● **EXERCISE BRIEF**: From the listing below, restate word for word the lines from the line containing "Recreate this image" down through the line containing "from matplotlib.patches import Patch". Exclude pictures.

● **DATASET EXTRACT**:

━━━━━━━━

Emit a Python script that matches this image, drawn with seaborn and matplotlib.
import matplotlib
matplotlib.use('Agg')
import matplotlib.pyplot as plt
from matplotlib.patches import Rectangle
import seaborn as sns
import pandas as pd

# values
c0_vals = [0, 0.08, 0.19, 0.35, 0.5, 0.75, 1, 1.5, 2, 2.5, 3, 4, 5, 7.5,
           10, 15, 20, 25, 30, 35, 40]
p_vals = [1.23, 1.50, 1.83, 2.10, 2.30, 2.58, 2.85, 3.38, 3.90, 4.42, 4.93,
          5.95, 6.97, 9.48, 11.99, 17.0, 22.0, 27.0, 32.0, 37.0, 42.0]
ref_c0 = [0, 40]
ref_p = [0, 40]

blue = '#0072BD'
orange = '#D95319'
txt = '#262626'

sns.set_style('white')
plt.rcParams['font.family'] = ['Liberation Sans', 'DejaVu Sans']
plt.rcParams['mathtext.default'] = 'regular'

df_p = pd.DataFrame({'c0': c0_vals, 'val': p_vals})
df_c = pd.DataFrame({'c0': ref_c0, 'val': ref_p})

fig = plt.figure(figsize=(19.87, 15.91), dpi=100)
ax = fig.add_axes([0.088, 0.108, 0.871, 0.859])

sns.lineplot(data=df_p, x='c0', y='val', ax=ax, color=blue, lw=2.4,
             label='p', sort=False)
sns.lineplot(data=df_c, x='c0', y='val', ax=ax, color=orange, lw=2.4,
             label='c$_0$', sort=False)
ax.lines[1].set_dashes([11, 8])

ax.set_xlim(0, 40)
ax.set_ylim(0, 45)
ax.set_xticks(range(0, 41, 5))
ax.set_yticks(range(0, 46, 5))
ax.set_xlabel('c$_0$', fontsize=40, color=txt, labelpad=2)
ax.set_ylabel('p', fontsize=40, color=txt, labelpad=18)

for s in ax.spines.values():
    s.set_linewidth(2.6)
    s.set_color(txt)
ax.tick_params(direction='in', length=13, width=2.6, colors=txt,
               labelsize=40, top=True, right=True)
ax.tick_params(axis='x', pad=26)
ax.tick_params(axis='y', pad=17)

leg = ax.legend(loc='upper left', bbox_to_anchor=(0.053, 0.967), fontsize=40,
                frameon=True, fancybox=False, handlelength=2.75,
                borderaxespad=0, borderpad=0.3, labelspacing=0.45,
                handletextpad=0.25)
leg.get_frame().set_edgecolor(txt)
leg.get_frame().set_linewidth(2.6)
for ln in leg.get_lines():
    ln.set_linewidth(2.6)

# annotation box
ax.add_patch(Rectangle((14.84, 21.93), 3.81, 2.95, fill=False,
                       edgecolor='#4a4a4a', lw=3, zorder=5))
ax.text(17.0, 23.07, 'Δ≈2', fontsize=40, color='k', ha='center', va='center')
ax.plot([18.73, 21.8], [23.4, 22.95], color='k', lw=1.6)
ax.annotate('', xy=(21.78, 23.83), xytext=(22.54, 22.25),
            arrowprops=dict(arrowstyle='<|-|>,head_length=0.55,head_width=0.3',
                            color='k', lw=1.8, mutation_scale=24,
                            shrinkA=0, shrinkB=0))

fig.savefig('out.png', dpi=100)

━━━━━━━━

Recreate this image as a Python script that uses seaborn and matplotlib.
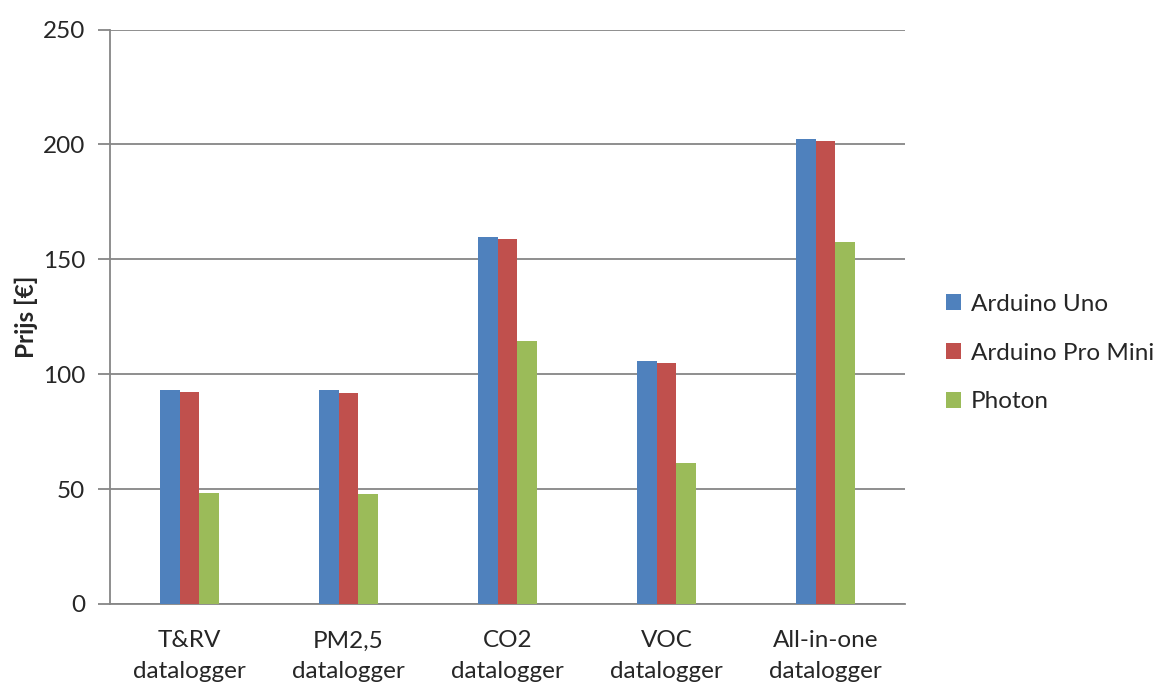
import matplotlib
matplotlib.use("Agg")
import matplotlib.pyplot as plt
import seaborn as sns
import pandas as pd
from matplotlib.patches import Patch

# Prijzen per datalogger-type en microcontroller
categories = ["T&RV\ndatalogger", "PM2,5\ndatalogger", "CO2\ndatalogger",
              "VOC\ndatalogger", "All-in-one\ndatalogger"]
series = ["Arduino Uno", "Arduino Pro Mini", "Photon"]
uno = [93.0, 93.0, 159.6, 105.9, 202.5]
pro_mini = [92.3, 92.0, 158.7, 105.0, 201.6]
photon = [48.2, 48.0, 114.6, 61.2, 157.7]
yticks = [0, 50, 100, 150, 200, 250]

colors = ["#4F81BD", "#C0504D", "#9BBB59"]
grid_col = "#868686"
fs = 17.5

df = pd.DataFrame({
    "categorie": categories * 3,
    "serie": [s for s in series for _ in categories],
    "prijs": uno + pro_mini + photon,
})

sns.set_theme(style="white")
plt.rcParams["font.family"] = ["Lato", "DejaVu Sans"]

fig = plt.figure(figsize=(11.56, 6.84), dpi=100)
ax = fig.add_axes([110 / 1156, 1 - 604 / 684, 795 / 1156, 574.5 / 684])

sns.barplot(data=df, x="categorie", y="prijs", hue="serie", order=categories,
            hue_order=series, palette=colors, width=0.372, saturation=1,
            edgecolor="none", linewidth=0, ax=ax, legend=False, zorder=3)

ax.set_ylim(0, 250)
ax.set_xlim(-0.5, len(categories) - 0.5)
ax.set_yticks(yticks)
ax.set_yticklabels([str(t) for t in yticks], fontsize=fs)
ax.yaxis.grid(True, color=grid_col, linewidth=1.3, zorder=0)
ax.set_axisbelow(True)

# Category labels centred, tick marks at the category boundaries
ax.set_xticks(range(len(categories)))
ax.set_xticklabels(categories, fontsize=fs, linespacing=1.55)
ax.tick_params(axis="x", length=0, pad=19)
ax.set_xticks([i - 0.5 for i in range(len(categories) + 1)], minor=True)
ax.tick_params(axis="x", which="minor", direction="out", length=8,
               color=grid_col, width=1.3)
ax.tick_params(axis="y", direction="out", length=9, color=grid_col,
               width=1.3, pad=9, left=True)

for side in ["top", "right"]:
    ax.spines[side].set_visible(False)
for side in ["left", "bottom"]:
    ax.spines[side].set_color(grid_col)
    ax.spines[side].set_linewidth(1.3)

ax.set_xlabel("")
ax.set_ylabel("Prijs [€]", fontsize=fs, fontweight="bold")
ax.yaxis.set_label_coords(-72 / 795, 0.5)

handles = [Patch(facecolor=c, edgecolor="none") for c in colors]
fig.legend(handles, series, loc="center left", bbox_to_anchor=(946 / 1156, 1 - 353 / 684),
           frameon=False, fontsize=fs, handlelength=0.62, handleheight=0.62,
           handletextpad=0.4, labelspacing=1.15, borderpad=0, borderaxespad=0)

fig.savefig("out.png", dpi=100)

━━━━━━━━

● **CORRECT RESULT**:
Recreate this image as a Python script that uses seaborn and matplotlib.
import matplotlib
matplotlib.use("Agg")
import matplotlib.pyplot as plt
import seaborn as sns
import pandas as pd
from matplotlib.patches import Patch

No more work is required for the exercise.